Khan is a revelation of pure evil as Langda Tyagi (Iago), puppeteering the destruction of everyone around him with utter ruthlessness. He has since returned to playing conventional leading men, but I can’t even be upset at this lack of diversity in his repertoire. If anything, it makes Langda stand out even more as one of the most unforgettable performances in Hindi film history.

Beyond that, the film itself is excellently made. Each time I watch it, a new aspect of the filmmaking stands out. Most recently, it was the cinematography; each shot is so carefully and artistically composed that from an audience viewpoint it’s like actually being there in Omkara’s home leading up to the events of his disastrous wedding night. The dull, warm colors of Uttar Pradesh tint the film like a Western, but it never loses that edge of darkness which underlies Shakespearian tragedy.

Bhardwaj, the artistic powerhouse that he is, also composed the film’s brooding background score and surprisingly well-placed musical numbers. Normally, it makes no earthly sense to have Bianca singing and dancing amidst one of Iago’s plans, but “Beedi Jalaile” was one of the surprise hit songs of 2006 and remains popular today.

Few cinematic moments can compare to the haunting sound of “Jagja,” (“Wake up”) as sung by Omkara to the lifeless body of his lover just moments after he has killed her. A chilling musical score accompanies almost all action in the film, contributing to the haunting feeling that can’t be shaken even in the lightest moments.

I could go on for hours about the gritty, artistic brilliance of “Omkara,” but there are dozens of other films in this genre of Indian film that deserve mention. The reason they remain overlooked, however, is because many tackle complex social or political subject matter that “mainstream” audiences do not take kindly to at the movies.

Take, for example, Deepa Mehta’s 1998 masterpiece “Earth.” Truthfully, I would hesitate to call this a “good” film, because that implies that it can be viewed more than once. I would not watch “Earth” again because I was so shaken by the ending. But it was an incontestably well-made film, one I would recommend everyone watch — if only once. It addresses the horrors of India’s partition in 1947, a gruesome conflict that tends to get overlooked in historical context when juxtaposed with the apparent thrill of Indian independence.

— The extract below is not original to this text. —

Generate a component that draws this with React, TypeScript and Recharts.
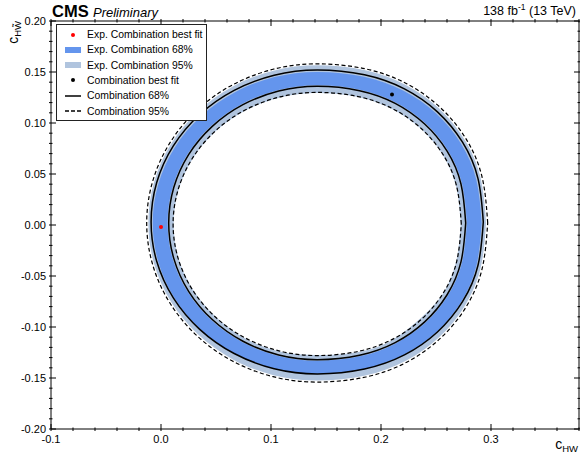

I noticed a similar theme in one of this summer’s alternative films, “Ishaqzaade,” about a Hindu boy and a Muslim girl who fall in love against their family’s wishes. Apart from the obvious parallel to “Romeo and Juliet,” the film focuses more on the religious conflict between the households and the irrational stubbornness of both sides in refusing to make amends.

At least the Montagues and Capulets see reason over their children’s dead bodies; the Qureshis and the Chauhans actually shoot down the young lovers until Parma (Arjun Kapoor) and Zoya (Parineeti Chopra) have no choice but to end things on their own terms. It leaves the audience with another unsettling message: All over India — and the world, no doubt — people are punished for something as benign as whom they love. Like “Earth,” “Ishaqzaade” left me shaken by the capacity of human beings to perpetrate hatred based on arbitrary divisions.

At some point this discussion of excellent cinema took a turn for a human interest piece, but my point is this: Bollywood is more than fun-filled musicals and mindless entertainment. Indian cinema happens to house the films that have impacted me most significantly, films with distinct social and political motifs that need to be acknowledged. Alternative Indian films do not have as large an audience as their Hollywood counterparts, but their artistic and cultural merit remains invaluable.